# Exercise instructions
Omit all pictures, then retype the data exactly as given.

[Rows from a dataset of charts and code]
______
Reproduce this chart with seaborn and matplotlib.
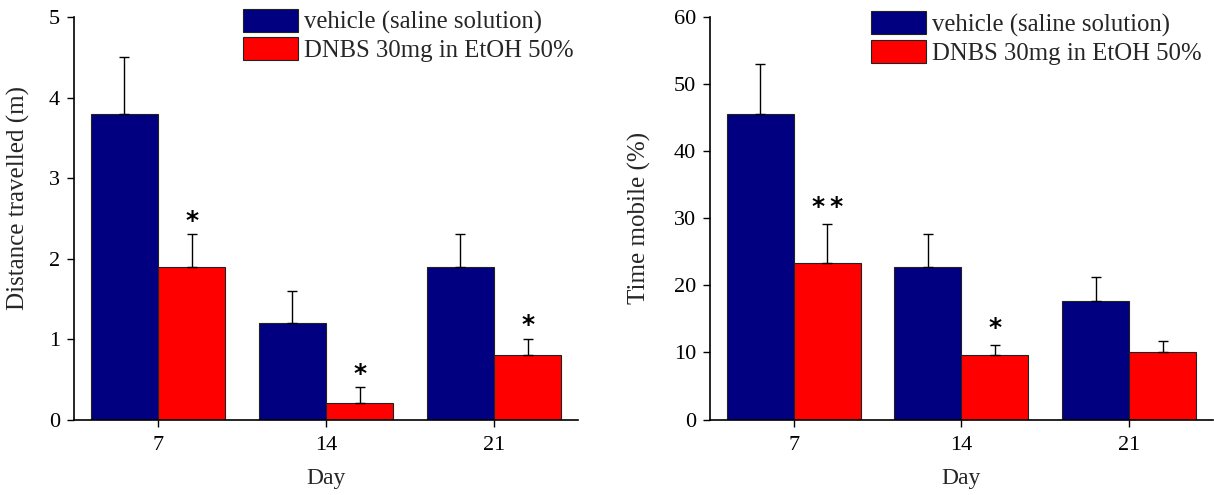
import matplotlib
matplotlib.use("Agg")
import matplotlib.pyplot as plt
import seaborn as sns
import pandas as pd
import numpy as np

days = ["7", "14", "21"]
groups = ["vehicle (saline solution)", "DNBS 30mg in EtOH 50%"]

dist_vehicle = [3.8, 1.2, 1.9]
dist_vehicle_err = [0.7, 0.4, 0.4]
dist_dnbs = [1.9, 0.2, 0.8]
dist_dnbs_err = [0.4, 0.2, 0.2]
dist_stars = ["*", "*", "*"]

mob_vehicle = [45.6, 22.8, 17.6]
mob_vehicle_err = [7.4, 4.9, 3.6]
mob_dnbs = [23.4, 9.6, 10.0]
mob_dnbs_err = [5.8, 1.5, 1.7]
mob_stars = ["*\u2009*", "*", ""]

sns.set_theme(style="ticks")
plt.rcParams["font.family"] = ["Liberation Serif", "DejaVu Serif"]
plt.rcParams["axes.linewidth"] = 1.2

colors = ["#000080", "#FF0000"]
fs_tick = 16
fs_day = 17
fs_leg = 17.8
fs_lab = 18

fig = plt.figure(figsize=(12.14, 4.95), dpi=100)
ax1 = fig.add_axes([0.0610, 0.1525, 0.4152, 0.813])
ax2 = fig.add_axes([0.5848, 0.1525, 0.4143, 0.813])


def make_df(v, d):
    return pd.DataFrame({
        "Day": days * 2,
        "Group": [groups[0]] * 3 + [groups[1]] * 3,
        "Value": list(v) + list(d),
    })


def draw(ax, v, ve, d, de, stars, ylim, yticks, ylabel, star_off,
         leg_x, leg_y, lab_x, lab_y):
    df = make_df(v, d)
    sns.barplot(data=df, x="Day", y="Value", hue="Group", order=days,
                hue_order=groups, palette=colors, errorbar=None,
                edgecolor="#222222", linewidth=0.8, saturation=1, ax=ax,
                width=0.8)
    errs = [ve, de]
    bar_conts = list(ax.containers)[:2]
    for gi, cont in enumerate(bar_conts):
        for bi, bar in enumerate(list(cont.patches)):
            cx = bar.get_x() + bar.get_width() / 2
            h = bar.get_height()
            e = errs[gi][bi]
            ax.errorbar(cx, h, yerr=[[0], [e]], fmt="none", ecolor="black",
                        elinewidth=1.0, capsize=3.5, capthick=1.0, zorder=3)
            if gi == 1 and stars[bi]:
                ax.text(cx, h + e + star_off, stars[bi], ha="center",
                        va="center", fontsize=18, fontweight="bold",
                        family="DejaVu Sans", color="black")
    ax.set_xlim(-0.5, 2.5)
    ax.set_ylim(*ylim)
    ax.set_yticks(yticks)
    ax.set_xlabel("Day", fontsize=fs_day, labelpad=9)
    ax.set_ylabel(ylabel, fontsize=fs_lab)
    ax.yaxis.set_label_coords(lab_x, lab_y)
    ax.tick_params(axis="both", labelsize=fs_tick, direction="out", length=5,
                   width=1.0, colors="black", pad=5)
    ax.tick_params(axis="x", pad=7)
    sns.despine(ax=ax)
    for s in ["left", "bottom"]:
        ax.spines[s].set_color("black")
    handles, labels = ax.get_legend_handles_labels()
    ax.legend(handles, labels, loc="upper left", bbox_to_anchor=(leg_x, leg_y),
              frameon=False, fontsize=fs_leg, handlelength=2.22,
              handleheight=1.05, handletextpad=0.25, labelspacing=0.12,
              borderpad=0, borderaxespad=0)


draw(ax1, dist_vehicle, dist_vehicle_err, dist_dnbs, dist_dnbs_err, dist_stars,
     (0, 5), [0, 1, 2, 3, 4, 5], "Distance travelled (m)", 0.17,
     0.335, 1.02, -0.088, 0.55)
draw(ax2, mob_vehicle, mob_vehicle_err, mob_dnbs, mob_dnbs_err, mob_stars,
     (0, 60), [0, 10, 20, 30, 40, 50, 60], "Time mobile (%)", 2.5,
     0.32, 1.014, -0.117, 0.5)

fig.savefig("out.png", dpi=100)
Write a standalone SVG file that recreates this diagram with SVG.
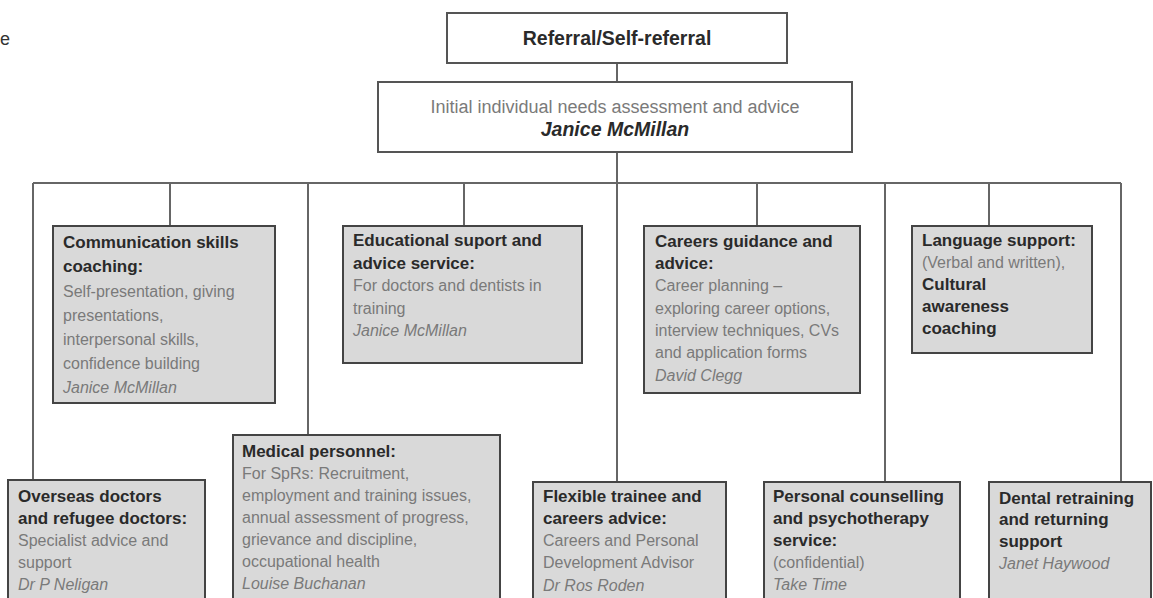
______
# Exercise answer
Reproduce this chart with seaborn and matplotlib.
import matplotlib
matplotlib.use("Agg")
import matplotlib.pyplot as plt
import seaborn as sns
import pandas as pd
import numpy as np

days = ["7", "14", "21"]
groups = ["vehicle (saline solution)", "DNBS 30mg in EtOH 50%"]

dist_vehicle = [3.8, 1.2, 1.9]
dist_vehicle_err = [0.7, 0.4, 0.4]
dist_dnbs = [1.9, 0.2, 0.8]
dist_dnbs_err = [0.4, 0.2, 0.2]
dist_stars = ["*", "*", "*"]

mob_vehicle = [45.6, 22.8, 17.6]
mob_vehicle_err = [7.4, 4.9, 3.6]
mob_dnbs = [23.4, 9.6, 10.0]
mob_dnbs_err = [5.8, 1.5, 1.7]
mob_stars = ["*\u2009*", "*", ""]

sns.set_theme(style="ticks")
plt.rcParams["font.family"] = ["Liberation Serif", "DejaVu Serif"]
plt.rcParams["axes.linewidth"] = 1.2

colors = ["#000080", "#FF0000"]
fs_tick = 16
fs_day = 17
fs_leg = 17.8
fs_lab = 18

fig = plt.figure(figsize=(12.14, 4.95), dpi=100)
ax1 = fig.add_axes([0.0610, 0.1525, 0.4152, 0.813])
ax2 = fig.add_axes([0.5848, 0.1525, 0.4143, 0.813])


def make_df(v, d):
    return pd.DataFrame({
        "Day": days * 2,
        "Group": [groups[0]] * 3 + [groups[1]] * 3,
        "Value": list(v) + list(d),
    })


def draw(ax, v, ve, d, de, stars, ylim, yticks, ylabel, star_off,
         leg_x, leg_y, lab_x, lab_y):
    df = make_df(v, d)
    sns.barplot(data=df, x="Day", y="Value", hue="Group", order=days,
                hue_order=groups, palette=colors, errorbar=None,
                edgecolor="#222222", linewidth=0.8, saturation=1, ax=ax,
                width=0.8)
    errs = [ve, de]
    bar_conts = list(ax.containers)[:2]
    for gi, cont in enumerate(bar_conts):
        for bi, bar in enumerate(list(cont.patches)):
            cx = bar.get_x() + bar.get_width() / 2
            h = bar.get_height()
            e = errs[gi][bi]
            ax.errorbar(cx, h, yerr=[[0], [e]], fmt="none", ecolor="black",
                        elinewidth=1.0, capsize=3.5, capthick=1.0, zorder=3)
            if gi == 1 and stars[bi]:
                ax.text(cx, h + e + star_off, stars[bi], ha="center",
                        va="center", fontsize=18, fontweight="bold",
                        family="DejaVu Sans", color="black")
    ax.set_xlim(-0.5, 2.5)
    ax.set_ylim(*ylim)
    ax.set_yticks(yticks)
    ax.set_xlabel("Day", fontsize=fs_day, labelpad=9)
    ax.set_ylabel(ylabel, fontsize=fs_lab)
    ax.yaxis.set_label_coords(lab_x, lab_y)
    ax.tick_params(axis="both", labelsize=fs_tick, direction="out", length=5,
                   width=1.0, colors="black", pad=5)
    ax.tick_params(axis="x", pad=7)
    sns.despine(ax=ax)
    for s in ["left", "bottom"]:
        ax.spines[s].set_color("black")
    handles, labels = ax.get_legend_handles_labels()
    ax.legend(handles, labels, loc="upper left", bbox_to_anchor=(leg_x, leg_y),
              frameon=False, fontsize=fs_leg, handlelength=2.22,
              handleheight=1.05, handletextpad=0.25, labelspacing=0.12,
              borderpad=0, borderaxespad=0)


draw(ax1, dist_vehicle, dist_vehicle_err, dist_dnbs, dist_dnbs_err, dist_stars,
     (0, 5), [0, 1, 2, 3, 4, 5], "Distance travelled (m)", 0.17,
     0.335, 1.02, -0.088, 0.55)
draw(ax2, mob_vehicle, mob_vehicle_err, mob_dnbs, mob_dnbs_err, mob_stars,
     (0, 60), [0, 10, 20, 30, 40, 50, 60], "Time mobile (%)", 2.5,
     0.32, 1.014, -0.117, 0.5)

fig.savefig("out.png", dpi=100)
Write a standalone SVG file that recreates this diagram with SVG.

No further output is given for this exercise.